Saha çalışmalarıyla tanınan, George Washington Üniversitesi Güvenlik ve Çatışma Çalışmaları Enstitüsü'nde misafir araştırmacı olarak görev yapan Dr. Amy Austin Holmes ile Türkiye’nin Rojava politikası ve Türkiye destekli silahlı grupların bölgedeki varlığı üzerine konuştuk.
bianet'in sorularını yanıtlayan Dr. Holmes daha önce ABD’li düşünce kuruluşu Dış İlişkiler Konseyi’nde (CFR) Uluslararası İlişkiler üyesiydi ve Woodrow Wilson Uluslararası Araştırma Merkezi’nde araştırmacı olarak görev yaptı.
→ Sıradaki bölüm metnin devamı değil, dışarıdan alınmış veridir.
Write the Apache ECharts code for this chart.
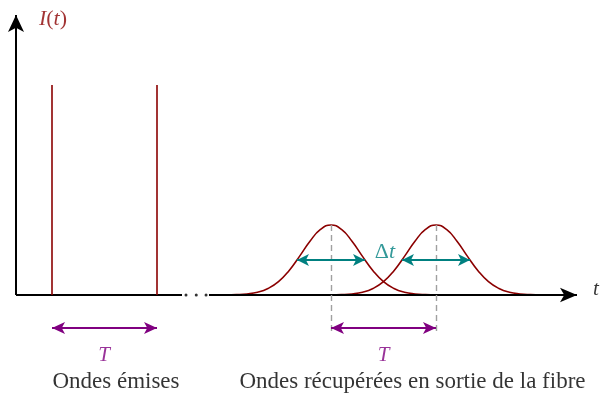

Kuzey ve Doğu Suriye Özerk Yönetim hakkında bir kitap kaleme alan Dr. Holmes, “Türkiye ile Özerk Yönetim arasında barışçıl bir arada yaşamı işaret eden oldukça güçlü ekonomik, siyasi ve güvenlik gerekçeleri mevcut ve bunlar müzakereleri de içerebilir” diyor.
Dr. Holmes ayrıca, Türkiye destekli Suriye Milli Ordusu’na (SMO-eski adıyla Özgür Suriye Ordusu/ÖSO) bağlı grupların bölgede “kaos ve istikrarsızlığa” neden olduğunu belirtiyor.
İlham Ahmed: Türkiye'nin saldırıları IŞİD'le mücadelemize zarar veriyor
“Türkiye’nin Rojava’yı hedef alması mantıklı değil”
Rojava’da dört yıl boyunca çalıştınız ve kitaplar yazdınız. Bölge hakkındaki gözlemleriniz nelerdir?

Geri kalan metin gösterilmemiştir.